I remember being told off by one of the people in the Lennon estate because the glasses that we had didn't have the right correction level and that John had much shorter eyesight. They gave us access to lyrics and set lists and doodles that we then copied. We bought the exact model of typewriter that John and Yoko had in the day. The quilt was a black and white quilt, which the Lennon family still have, but it is in a poor state. They wouldn't let us use it, but they gave us exact dimensions, and we wove a new quilt to be an exact match. And John and Yoko had a Snoopy pillowcase. I think that's a lovely detail, that's what John and Yoko were sleeping on. When the Lennon archivist came to visit the set, it was a very emotional experience. It was like an incredible museum piece that we were filming in.

AW: Now you understand the obsessive nature of the producers of this film (laughter).

What would you what would you like audiences to take from One to One?

AW: To understand more of who Yoko is. To see their relationship as a real partnership. To see John's journey of personal betterment. There's that line where he says, “By 1973 I might be a whole man.” I might be, you know—this idea that betterment isn't done, you don't get there, you keep going with it.
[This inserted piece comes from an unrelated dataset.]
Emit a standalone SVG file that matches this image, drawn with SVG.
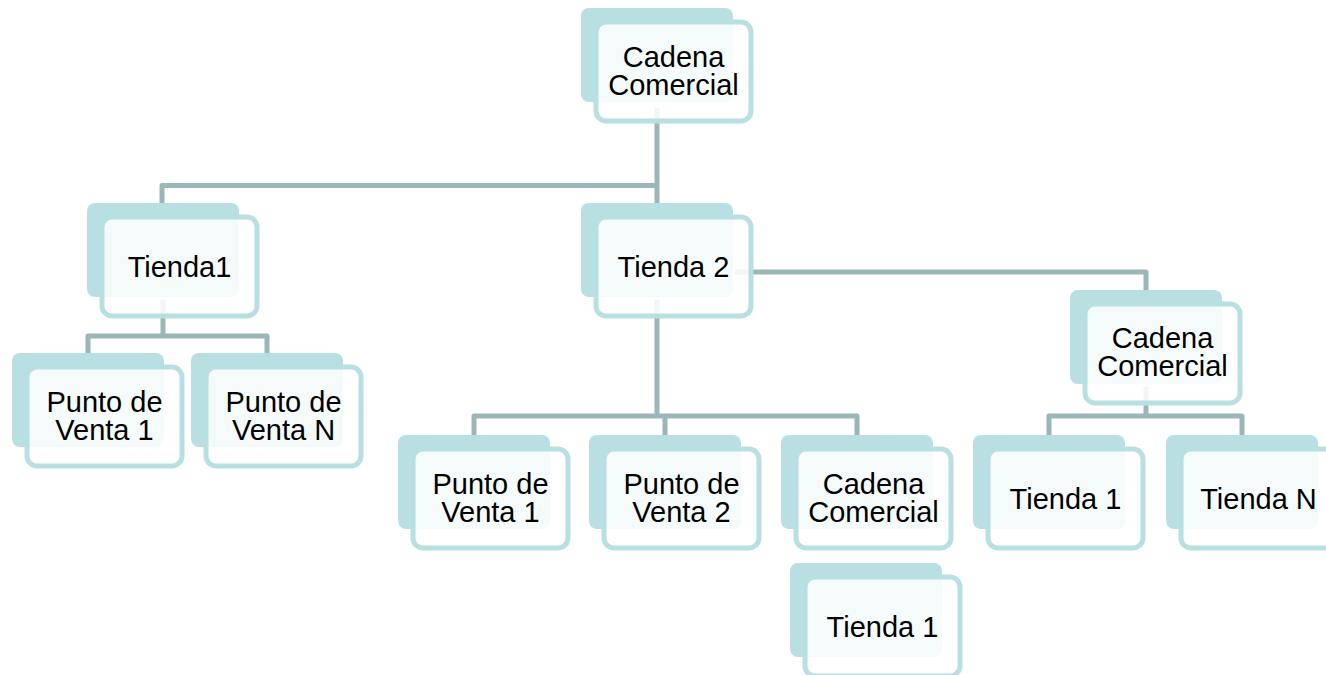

I’d love people to be enthralled by the format of the film. And I think that will happen naturally. You have to lean forward to watch this film. You could watch it a dozen times and see something new in it. That's really refreshing in a world of filmmaking where everything can get served up to you. I love the fact that this film requires you to engage your brain, and we're unapologetic about that. Engage your heart too, but your brain as well.

PW: Obviously there are contemporary political resonances, moments that send a bit of a shiver down your spine. You see the parallels between an election campaign in 1972 and an election campaign coming up in 2024. You hear Shirley Chisholm after meeting Governor Wallace, who’s been shot, and she talks about the fact that we have to find ways to come together. I think it speaks as strongly today as it ever has.